The Special Berkeley City Council meeting on March 17, 2026 (called to order by Mayor Adena Ishii) focused on presentation and discussion of a Lake Street Partners likely‑voter survey and staff recommendations related to potential November 3, 2026 ballot measures: a general obligation (G.O.) infrastructure bond and a 0.5% sales/use tax. Staff outlined the city’s constrained capital picture (an estimated deferred capital backlog around $1.87 billion and limited ongoing general fund capital transfers), current spending well below needs, and strong past grant leverage.
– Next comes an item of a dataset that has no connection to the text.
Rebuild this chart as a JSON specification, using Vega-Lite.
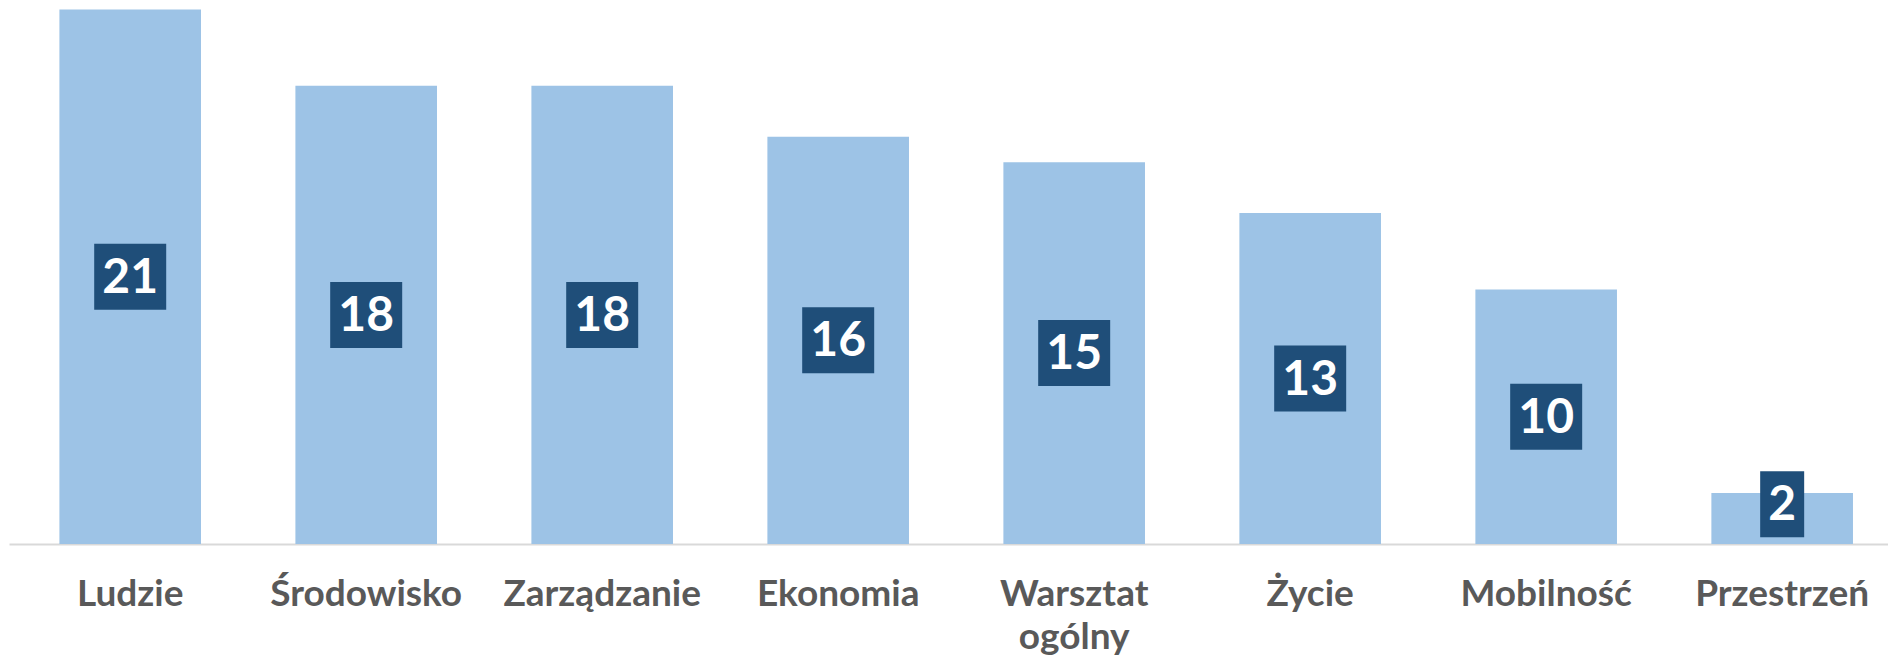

City staff, pollsters, department directors and members of the public participated; one councilmember (D3 Ben Bartlett) was absent.

Main Agenda Items

  • Fiscal context and project framing: Staff presented a preliminary portfolio of 30+ candidate projects in three buckets — community facilities/parks, public safety (including fire stations and 9‑1‑1/dispatch), and critical infrastructure/accessibility (seismic upgrades, ADA, a 50/50 sidewalk program). Selection criteria emphasized equity, grant leverage, readiness and climate resilience.
  • Survey methodology and topline results: A n=500 likely‑voter phone survey (±4.4% MOE) tested two bond levels ($200M, $300M) and a 0.5% sales/use tax. Initial combined bond support was ~70% (split‑sample: 70% for $200M; 71% for $300M). After balanced pro/con argument testing support fell to ~67% — roughly at the two‑thirds threshold required for a G.O. bond. The 0.5% sales/use tax tested at ~60% initially and ~58% after argument testing; staff estimate it would generate about $9M/year.
  • Voter priorities: Top priorities were climate‑resilient critical infrastructure (35%) and improving sidewalks/curb ramps/pathways for safety and accessibility. Specific items rated “extremely important” included renovating the 9‑1‑1 dispatch center, replacing fire stations, repairing cracked/uneven sidewalks and upgrading curb ramps, and fixing park restrooms.
  • Equity and accessibility concerns: The Commission on Disability urged guaranteed set‑asides for sidewalks/accessibility so they aren’t outcompeted by large seismic projects. Public commenters stressed equity of tax incidence, grant leverage, and transparency/oversight.
  • Pollster caveats and next steps: Pollsters noted polls are snapshots, ballot wording and co‑measures matter, and suggested a second poll to test actual ballot language and likely ballot interactions. Staff emphasized refining the project list, updating cost/readiness estimates, and working with the City Attorney on flexible ballot language that still meets legal requirements.

Decisions Made

  • The Council voted unanimously to direct the City Manager to prepare draft ballot language for a general obligation bond and to authorize a second, more ballot‑specific community survey to test exact language and measure interactions with other likely November measures.
  • No final decisions were made on bond dollar amount, placement of a sales/use tax measure, or a final project list. Staff committed to return in late spring/early summer with a refined project list, updated cost estimates, options for set‑asides/allocations to address equity/accessibility, fiscal impact charts (including estimated tax impacts — e.g., roughly $22 per $100,000 assessed value for the new bond’s share), and recommendations on whether to advance one or both measures to the November ballot.